Desse ponto em diante a história passa a ser uma sitcom dos anos 80-90, sobre um ex-namorado retratado como “bom moço” lidando com dilemas morais para defender sua amada das mãos de um possível abusador. Típica história de quem não sabe lidar com o fim de uma relação. Strange, que até então não parecia se importar com a estadia do deus da trapaça no Sanctum Sanctorum, decide bolar um plano em que engana pessoas, rouba, cria conflitos entre diferentes mundos e lida com acordos desesperados. Muito vem se fazendo para trazer doses de humanidade e realidade, cada vez maiores, a vida dos heróis nas HQs e vejo isso como algo maravilhoso. Mas tem que ser bem feito e respeitando os pilares do conceito do personagem que vem sendo construído há mais de 50 anos. Imagina como fiquei triste vendo o cara que foi MAGO SUPREMO da Terra durante anos, agindo como um ex-namorado emocionalmente imaturo que parecia estar parodiando um Ross (Friends) ou um Ted (HIMYM) e levando essa dor de cotovelo a níveis extra-planares de conflito. O resultado de tudo isso é uma história que poderia trazer reais conflitos ao homem por trás do Manto e que, ao invez disso, nos entrega um homem de meia idade com “faniquitos” juvenis.

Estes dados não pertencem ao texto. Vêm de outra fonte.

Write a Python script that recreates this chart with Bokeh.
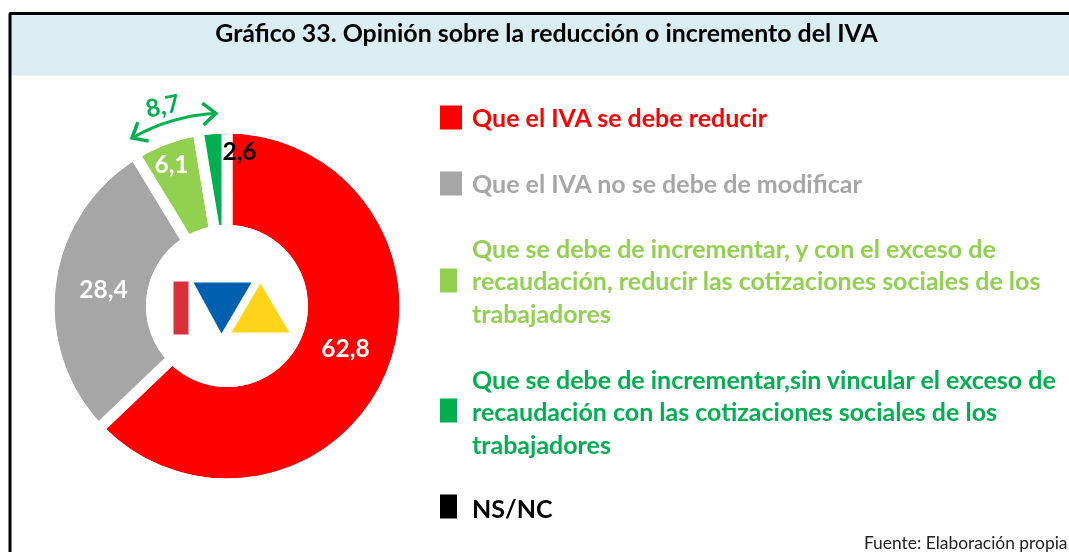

Mas como diz o velho ditado “até mesmo um relógio quebrado está correto duas vezes ao dia”, então vamos aos pontos positivos. A arte do Walta é muito boa e tem uma leveza nos traços que nunca te deixa com aquela impressão de excesso de informação. Nada é muito carregado. Loki também foi bem trabalhado na história. Sendo sempre uma incognita ele traz os momentos altos do arco. E temos a Zelma, que apesar da importância, não tem tanto destaque quanto os dois protagonistas, mas certamente é a mais madura dos três e quem, de longe, lida melhor com toda a situação. Bem, no fim das contas, Deus da Magia, nos traz um roteiro simplista, com um ou outro diálogo bom, uma dose de humor as vezes bem utilizada e uma péssima tentativa de tornar Strange mais humano usando um clichê que já é de mal gosto desde os anos 2000. Poderia ser melhor e esperamos que isso aconteça no futuro.
Panini Comics. Capa cartonada.
112 páginas (compilando Doctor Stranger 381 a 385).